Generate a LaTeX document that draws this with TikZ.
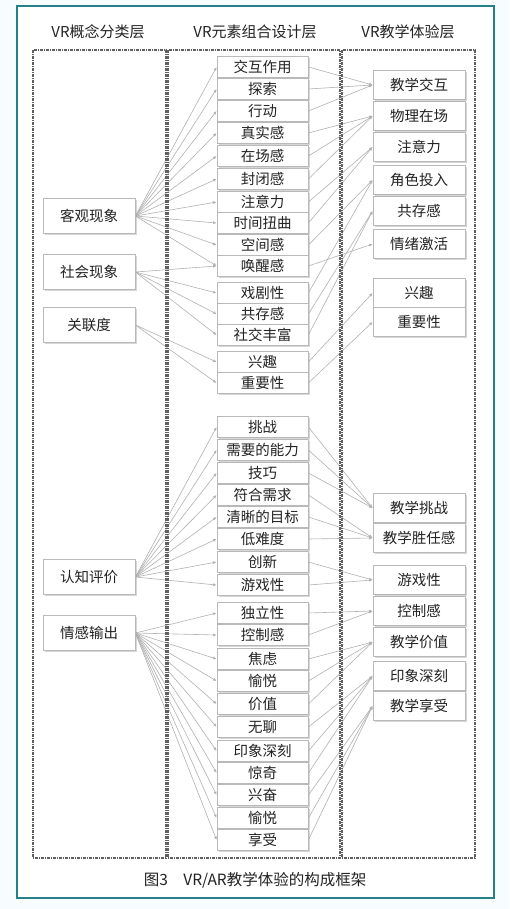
\documentclass[tikz,border=0pt]{standalone}
\usepackage{fontspec}
\setmainfont{Noto Sans CJK SC}
\setsansfont{Noto Sans CJK SC}
\usetikzlibrary{shadows,arrows.meta}
\pgfdeclarelayer{back}
\pgfdeclarelayer{bg}
\pgfsetlayers{back,bg,main}
\definecolor{frameteal}{RGB}{38,128,136}
\definecolor{txt}{RGB}{35,35,35}
\begin{document}
\begin{tikzpicture}[x=1pt,y=-1pt,
  boxbase/.style={draw=gray!55, line width=0.8pt, fill=white, inner sep=0pt,
    text=txt, font=\fontsize{14.5}{16}\selectfont,
    drop shadow={shadow xshift=1.5pt,shadow yshift=-1.5pt,fill=gray!70,opacity=0.45}},
  midbox/.style={boxbase, minimum width=91pt, minimum height=21pt},
  rightbox/.style={boxbase, minimum width=92pt, minimum height=29pt},
  leftbox/.style={boxbase, minimum width=92pt, minimum height=35pt},
  head/.style={text=txt, font=\fontsize{15}{17}\selectfont},
  colframe/.style={draw=gray!75!black, line width=1.2pt, dash pattern=on 3pt off 1pt on 1pt off 1pt},
  link/.style={draw=gray!60, line width=0.6pt, -{Latex[length=3.5pt,width=3pt]}}]
\useasboundingbox (0,0) rectangle (509,909);
\begin{pgfonlayer}{back}
\fill[cyan!3] (0,0) rectangle (509,909);
\draw[frameteal, line width=2.8pt, fill=white] (17,6) rectangle (494,898);
\end{pgfonlayer}
% headers
\node[head] (h1) at (98,32) {VR概念分类层};
\node[head] (h2) at (255,32) {VR元素组合设计层};
\node[head] (h3) at (408,32) {VR教学体验层};
% column frames
\draw[colframe] (33,50) rectangle (166,858);
\draw[colframe] (168,50) rectangle (340,858);
\draw[colframe] (342,50) rectangle (475,858);
% left boxes
\foreach \n/\y/\t in {L1/216/客观现象, L2/272/社会现象, L3/325/关联度, L4/577/认知评价, L5/633/情感输出}
  \node[leftbox] (\n) at (89,\y) {\t};
% middle boxes
\foreach \n/\y/\t in {m1/67/交互作用, m2/89/探索, m3/111/行动, m4/133/真实感, m5/156/在场感, m6/179/封闭感,
  m7/202/注意力, m8/223/时间扭曲, m9/245/空间感, m10/266/唤醒感, m11/293/戏剧性, m12/314/共存感,
  m13/335/社交丰富, m14/362/兴趣, m15/383/重要性}
  \node[midbox] (\n) at (262.5,\y) {\t};
\foreach \n/\y/\t in {b1/427/挑战, b2/450/需要的能力, b3/473/技巧, b4/495/符合需求, b5/517/清晰的目标,
  b6/539/低难度, b7/562/创新, b8/585/游戏性, b9/613/独立性, b10/635/控制感, b11/659/焦虑,
  b12/681/愉悦, b13/704/价值, b14/727/无聊, b15/751/印象深刻, b16/773/惊奇, b17/795/兴奋,
  b18/818/愉悦, b19/840/享受}
  \node[midbox] (\n) at (262.5,\y) {\t};
% right boxes
\foreach \n/\y/\t in {R1/85/教学交互, R2/116/物理在场, R3/147/注意力, R4/180/角色投入, R5/211/共存感,
  R6/244/情绪激活, R7/293/兴趣, R8/322/重要性, R9/508/教学挑战, R10/538/教学胜任感,
  R11/580/游戏性, R12/611/控制感, R13/642/教学价值, R14/676/印象深刻, R15/706/教学享受}
  \node[rightbox] (\n) at (419,\y) {\t};
% caption
\node[head, font=\fontsize{15.5}{17}\selectfont] (cap) at (255,880) {图3\quad VR/AR教学体验的构成框架};
% connectors
\begin{pgfonlayer}{bg}
\foreach \a/\b in {L1/m1,L1/m2,L1/m3,L1/m4,L1/m5,L1/m6,L1/m7,L1/m8,L1/m9,L1/m10,
  L2/m10,L2/m11,L2/m12,L2/m13,L3/m14,L3/m15,
  L4/b1,L4/b2,L4/b3,L4/b4,L4/b5,L4/b6,L4/b7,L4/b8,
  L5/b9,L5/b10,L5/b11,L5/b12,L5/b13,L5/b14,L5/b15,L5/b16,L5/b17,L5/b18,L5/b19}
  \draw[link] (\a.east) -- (\b.west);
\foreach \a/\b in {m1/R1,m2/R1,m3/R1,m4/R2,m5/R2,m6/R2,m7/R3,m8/R3,m9/R4,m11/R4,
  m12/R5,m13/R5,m10/R6,m14/R7,m15/R8,
  b1/R9,b2/R9,b3/R9,b4/R10,b5/R10,b6/R10,b7/R11,b8/R11,b9/R12,b10/R12,
  b11/R13,b12/R13,b13/R13,b14/R14,b15/R14,b16/R14,b17/R15,b18/R15,b19/R15}
  \draw[link] (\a.east) -- (\b.west);
\end{pgfonlayer}
\end{tikzpicture}
\end{document}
#####
**The task**:
Omit the pictures, then output the rest of the listing exactly.

**Solution to this task**:
Generate a LaTeX document that draws this with TikZ.
\documentclass[tikz,border=0pt]{standalone}
\usepackage{fontspec}
\setmainfont{Noto Sans CJK SC}
\setsansfont{Noto Sans CJK SC}
\usetikzlibrary{shadows,arrows.meta}
\pgfdeclarelayer{back}
\pgfdeclarelayer{bg}
\pgfsetlayers{back,bg,main}
\definecolor{frameteal}{RGB}{38,128,136}
\definecolor{txt}{RGB}{35,35,35}
\begin{document}
\begin{tikzpicture}[x=1pt,y=-1pt,
  boxbase/.style={draw=gray!55, line width=0.8pt, fill=white, inner sep=0pt,
    text=txt, font=\fontsize{14.5}{16}\selectfont,
    drop shadow={shadow xshift=1.5pt,shadow yshift=-1.5pt,fill=gray!70,opacity=0.45}},
  midbox/.style={boxbase, minimum width=91pt, minimum height=21pt},
  rightbox/.style={boxbase, minimum width=92pt, minimum height=29pt},
  leftbox/.style={boxbase, minimum width=92pt, minimum height=35pt},
  head/.style={text=txt, font=\fontsize{15}{17}\selectfont},
  colframe/.style={draw=gray!75!black, line width=1.2pt, dash pattern=on 3pt off 1pt on 1pt off 1pt},
  link/.style={draw=gray!60, line width=0.6pt, -{Latex[length=3.5pt,width=3pt]}}]
\useasboundingbox (0,0) rectangle (509,909);
\begin{pgfonlayer}{back}
\fill[cyan!3] (0,0) rectangle (509,909);
\draw[frameteal, line width=2.8pt, fill=white] (17,6) rectangle (494,898);
\end{pgfonlayer}
% headers
\node[head] (h1) at (98,32) {VR概念分类层};
\node[head] (h2) at (255,32) {VR元素组合设计层};
\node[head] (h3) at (408,32) {VR教学体验层};
% column frames
\draw[colframe] (33,50) rectangle (166,858);
\draw[colframe] (168,50) rectangle (340,858);
\draw[colframe] (342,50) rectangle (475,858);
% left boxes
\foreach \n/\y/\t in {L1/216/客观现象, L2/272/社会现象, L3/325/关联度, L4/577/认知评价, L5/633/情感输出}
  \node[leftbox] (\n) at (89,\y) {\t};
% middle boxes
\foreach \n/\y/\t in {m1/67/交互作用, m2/89/探索, m3/111/行动, m4/133/真实感, m5/156/在场感, m6/179/封闭感,
  m7/202/注意力, m8/223/时间扭曲, m9/245/空间感, m10/266/唤醒感, m11/293/戏剧性, m12/314/共存感,
  m13/335/社交丰富, m14/362/兴趣, m15/383/重要性}
  \node[midbox] (\n) at (262.5,\y) {\t};
\foreach \n/\y/\t in {b1/427/挑战, b2/450/需要的能力, b3/473/技巧, b4/495/符合需求, b5/517/清晰的目标,
  b6/539/低难度, b7/562/创新, b8/585/游戏性, b9/613/独立性, b10/635/控制感, b11/659/焦虑,
  b12/681/愉悦, b13/704/价值, b14/727/无聊, b15/751/印象深刻, b16/773/惊奇, b17/795/兴奋,
  b18/818/愉悦, b19/840/享受}
  \node[midbox] (\n) at (262.5,\y) {\t};
% right boxes
\foreach \n/\y/\t in {R1/85/教学交互, R2/116/物理在场, R3/147/注意力, R4/180/角色投入, R5/211/共存感,
  R6/244/情绪激活, R7/293/兴趣, R8/322/重要性, R9/508/教学挑战, R10/538/教学胜任感,
  R11/580/游戏性, R12/611/控制感, R13/642/教学价值, R14/676/印象深刻, R15/706/教学享受}
  \node[rightbox] (\n) at (419,\y) {\t};
% caption
\node[head, font=\fontsize{15.5}{17}\selectfont] (cap) at (255,880) {图3\quad VR/AR教学体验的构成框架};
% connectors
\begin{pgfonlayer}{bg}
\foreach \a/\b in {L1/m1,L1/m2,L1/m3,L1/m4,L1/m5,L1/m6,L1/m7,L1/m8,L1/m9,L1/m10,
  L2/m10,L2/m11,L2/m12,L2/m13,L3/m14,L3/m15,
  L4/b1,L4/b2,L4/b3,L4/b4,L4/b5,L4/b6,L4/b7,L4/b8,
  L5/b9,L5/b10,L5/b11,L5/b12,L5/b13,L5/b14,L5/b15,L5/b16,L5/b17,L5/b18,L5/b19}
  \draw[link] (\a.east) -- (\b.west);
\foreach \a/\b in {m1/R1,m2/R1,m3/R1,m4/R2,m5/R2,m6/R2,m7/R3,m8/R3,m9/R4,m11/R4,
  m12/R5,m13/R5,m10/R6,m14/R7,m15/R8,
  b1/R9,b2/R9,b3/R9,b4/R10,b5/R10,b6/R10,b7/R11,b8/R11,b9/R12,b10/R12,
  b11/R13,b12/R13,b13/R13,b14/R14,b15/R14,b16/R14,b17/R15,b18/R15,b19/R15}
  \draw[link] (\a.east) -- (\b.west);
\end{pgfonlayer}
\end{tikzpicture}
\end{document}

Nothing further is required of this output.